Sunday, September 19, 2010

Noah's Sons and Their Descendants

Alice C. Linsley

Genesis tells us that Noah had 3 sons: Ham, Shem and Japheth. To these sons and their wives were born diverse peoples who we call "Afro-Asiatics." At the point in history of Noah's sons, they are more African than Asiatic, as is evident by the name given to Ham's son "Kush" (Gen. 10:6), the ancestral head of the ancient Kushites or Nubians who ruled the Upper Nile region. Ham is also the ancestral head of peoples identified with ancient Egypt, Ethiopia and Canaan.

It was the custom of these rulers to have 2 wives in separate households on a north-south axis. This made it easier for the rulers to control and tax commerical traffic moving through their territories. Remembering that Noah and his sons lived in the part of Africa through which the Nile flowed northward from its headlands in Nigeria, we can understand the practicality of this custom. In Canaan the commercial traffic moved in a north-south direction also.

In Genesis, 3 sons represent a tribal unity and there are many such units listed. Consider these 3-clan confederations:

Jubal, Jabal and Tubal-Kain
Ham, Shem and Japheth
Haran, Nahor and Abraham
Yisbak, Esau and Jacob
Og, Magog and Gog
Uz, Buz and Huz

Within these confederations three priest lines consistently intermarried. So the lines of Ham and Shem intermarried and the lines of Nahor and Abraham intermarried. It appears that Japheth's descendants moved out of the Upper Nile area into Europe and the Near East.

Ham
Ham was the father of great kingdom-builders whose territories spread from Nigeria to southern India.  Kush was one of Ham's sons and Kush fathered the rulers Raamah and Nimrod by 2 different wives. Nimrod build a vast kingdom in the Tigris-Euphrates River Valley and Raamah's kingdom stretched from Tyre and Sidon to the cities of the Dead Sea Plain.  Raamah's sons were Sheba and Dedan, who intermarried with the people of Shem.  Genesis 10 tells us that Nimrod's son by his patrilineal cousin was Asshur, but this son technically belonged to the House of Shem. Likely Arpachshad was Nimrod's son by his half-sister wife.

Shem
Shem's descendants intermarried with the descendants of Ham. Rulers of Shem's house include Asshur, Arpachshad, Selah, and Eber. Eber's two sons were Peleg and Joktan (see diagram). These were born of different wives and the Bible tells us that a "division" took place in this generation (Gen. 10:25).  One of Joktan's sons was Sheba, the grandson of Sheba the Elder, the grandson of Kush, the son of Ham.  Sheba the elder's brother was Dedan.  The Dedanites were the first to use Old Arabic script. The Asshurites and the Elamites used a different script so it is clear that there was a division linguistically.

Japheth
The descendants of Japheth are found in Europe, Turkey, Pakistan, Mongolia and the Upper Nile. This explains the linguistic similarity between some Afro-Asiatic names and some Turkish, Pashtun and Mongolian names,  including Jochi, Beri, Malik and Khan. Khan was originally a title meaning king. Today it is a common surname in Turkey, Afghanistan, Pakistan, India and Mongolia. It is equivalent to the Afro-Asiatic Kain or Kayan. Some of the Pashtun tribes adopted Malik as the ruler's title instead of Khan. Malik is equivalent to the Afro-Asiatic Melek, meaning king or ruler.

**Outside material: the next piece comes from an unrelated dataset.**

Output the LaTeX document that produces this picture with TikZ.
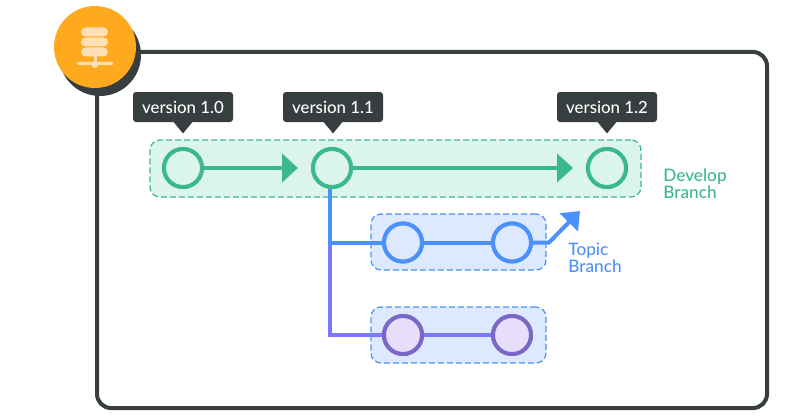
\documentclass[tikz,border=0pt]{standalone}
\usepackage{fontspec}
\setmainfont{Lato Medium}
\usepackage{xcolor}
\usetikzlibrary{arrows.meta}

\definecolor{slate}{HTML}{373E40}
\definecolor{amber}{HTML}{FFA91F}
\definecolor{amberlight}{HTML}{FFE0B5}
\definecolor{devgreen}{HTML}{3BB98D}
\definecolor{devfill}{HTML}{DCF5EC}
\definecolor{topicblue}{HTML}{4C91FB}
\definecolor{topicfill}{HTML}{DCE9FE}
\definecolor{lilac}{HTML}{7B78FB}
\definecolor{lilacdark}{HTML}{7A68C6}
\definecolor{lilacfill}{HTML}{E6DEFA}

\begin{document}
\begin{tikzpicture}[x=1pt,y=-1pt,thick,font=\fontsize{16.8}{17}\selectfont,
    band/.style={draw,dashed,dash pattern=on 6pt off 3pt,line width=1.2pt,rounded corners=10pt,inner sep=0pt},
    devband/.style={band,draw=devgreen,fill=devfill,minimum width=491pt,minimum height=57pt},
    topicband/.style={band,draw=topicblue,fill=topicfill,minimum width=175pt,minimum height=56pt},
    base/.style={circle,line width=4pt,minimum size=38pt,inner sep=0pt},
    dev/.style={base,draw=devgreen,fill=devfill},
    topic/.style={base,draw=topicblue,fill=topicfill},
    lilacbase/.style={base,draw=lilacdark,fill=lilacfill},
    versiontag/.style={fill=slate,text=white,rounded corners=3pt,minimum width=100pt,minimum height=30pt,inner sep=0pt},
    pointer/.style={fill=slate},
    label/.style={align=left,anchor=north west,inner sep=0pt,font=\fontsize{17.2}{17.6}\selectfont}]

    \useasboundingbox (0,0) rectangle (800,420);

    % frame and badge
    \node[draw=slate,line width=4pt,rounded corners=14pt,minimum width=670pt,minimum height=356pt,inner sep=0pt] (frame) at (432,230) {};
    \node[circle,fill=slate,minimum size=82pt,inner sep=0pt] (shadow) at (100,55) {};
    \node[circle,fill=amber,minimum size=82pt,inner sep=0pt] (badge) at (95,47) {};
    \foreach \y in {32,42,52}
        \fill[amberlight,rounded corners=4.5pt] (81,\y-4.5) rectangle (108,\y+4.5);
    \fill[amberlight] (93.5,56) rectangle (96.5,64);
    \fill[amberlight,rounded corners=1pt] (77,62) rectangle (113,65);
    \fill[amberlight] (95,64.5) circle (3.5);

    % bands
    \node[devband] (devbox) at (395.5,168.5) {};
    \node[topicband] (topicbox) at (458.5,242) {};
    \node[topicband] (lilacbox) at (458.5,335) {};

    % commits
    \node[dev] (d1) at (183,168) {};
    \node[dev,right of=d1,node distance=149pt] (d2) {};
    \node[dev,right of=d2,node distance=275pt] (d3) {};
    \node[topic] (t1) at (403,242.5) {};
    \node[topic,right of=t1,node distance=109pt] (t2) {};
    \node[lilacbase] (p1) at (403,335) {};
    \node[lilacbase,right of=p1,node distance=109pt] (p2) {};

    \coordinate (topicfork) at (330,242.5);
    \coordinate (lilacfork) at (330,335);
    \coordinate (elbow) at (549,242.5);
    \coordinate (topictip) at (580,211);
    \coordinate (devtip1) at (298,168);
    \coordinate (devtip2) at (573,168);

    % connectors
    \begin{scope}[line width=4pt]
        \draw[lilac] (topicfork) -- (lilacfork) -- (p1);
        \draw[lilac] (p1) -- (p2);
        \draw[topicblue] (d2.south -| topicfork) -- (topicfork) -- (t1);
        \draw[topicblue] (t1) -- (t2);
        \draw[topicblue,line join=bevel,-{Triangle[length=16pt,width=25pt]}] (t2) -- (elbow) -- (topictip);
        \draw[devgreen,-{Triangle[length=16pt,width=28pt]}] (d1) -- (devtip1);
        \draw[devgreen,-{Triangle[length=16pt,width=28pt]}] (d2) -- (devtip2);
    \end{scope}

    % redraw on top of the lines
    \node[dev] at (d1) {};
    \node[dev] at (d2) {};
    \node[dev] at (d3) {};
    \node[topic] at (t1) {};
    \node[topic] at (t2) {};
    \node[lilacbase] at (p1) {};
    \node[lilacbase] at (p2) {};

    % tags
    \node[versiontag] (v1) at (183,107) {version 1.0};
    \node[versiontag] (v2) at (333,107) {version 1.1};
    \node[versiontag] (v3) at (607,107) {version 1.2};
    \foreach \n in {v1,v2,v3}
        \fill[pointer] ([xshift=-10pt,yshift=1pt]\n.south) -- ([xshift=10pt,yshift=1pt]\n.south) -- ([yshift=-11pt]\n.south) -- cycle;

    % labels
    \node[label,text=devgreen] (devlabel) at (663,168) {Develop\\Branch};
    \node[label,text=topicblue] (topiclabel) at (568,242) {Topic\\Branch};
\end{tikzpicture}
\end{document}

Genghis Khan married a woman of the Olkut’Hun, or Ogur Hun meaning the Hun clan/community. The word ogur means clan/community and appears to be equivalent to the Pashto orkut, meaning community. So ogur, orkut and olkut are cognates and likely related to the Kandahar dialect, which has Tir-hari as a principal dialect. Tir is a form of the name Tiras, mentioned in Genesis 10 and hari is a form of the word for Horite. So Genghis Khan married into a community which had connections to Abraham's Horite people, probably through the ruler Nimrod.

In the Hungarian origin stories, Nimrod had two sons: Magor and Hunor. Magor is the equivalent of the Afro-Asiatic name Magog and the Hungarian word Magyar. Magyar is the name for the Hungarian people. Some Magyar still live in the Upper Nile area where they are called the Magyar-ab, the Magyar tribe.